In 1947, Kwame Nkrumah returned to the Gold Coast and became the leader of the United Gold Coast Convention which was working on independence from the British.
In 1950, the colonial administration arrested and sentenced Kwame Nkrumah to three years in jail for his political activities. As the result of international protests and internal resistance, he was released from jail in 1951 and elected Prime Minister of the Gold Coast in 1952.
On March 6, 1957, Nkrumah declared Ghana independent and in 1960 he was elected president.
In February, 1966, Nkrumah’s government was overthrown in a military coup which was backed by the United States Central Intelligence Agency and he went into exile in Guinea.

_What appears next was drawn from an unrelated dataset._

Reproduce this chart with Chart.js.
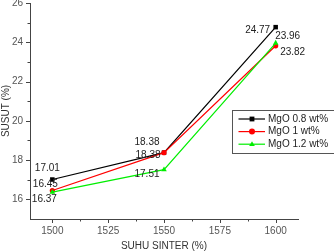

Kwame Nkrumah died April 27, 1972.
Kwame Nkrumah is best remembered for his strong commitment to and promotion of Pan-Africanism and his significant influence in the founding of the Organization of African Unity. In 2000, he was voted Arica’s Man of the Millennium by listeners of the BBC World Service. He was a prolific author and published his autobiography, “Ghana: The Autobiography of Kwame Nkrumah,” in 1957. His other works include “Africa Must Unite” (1963), “Dark Days in Ghana” (1968), and “Revolutionary Path,” published posthumously in 1973.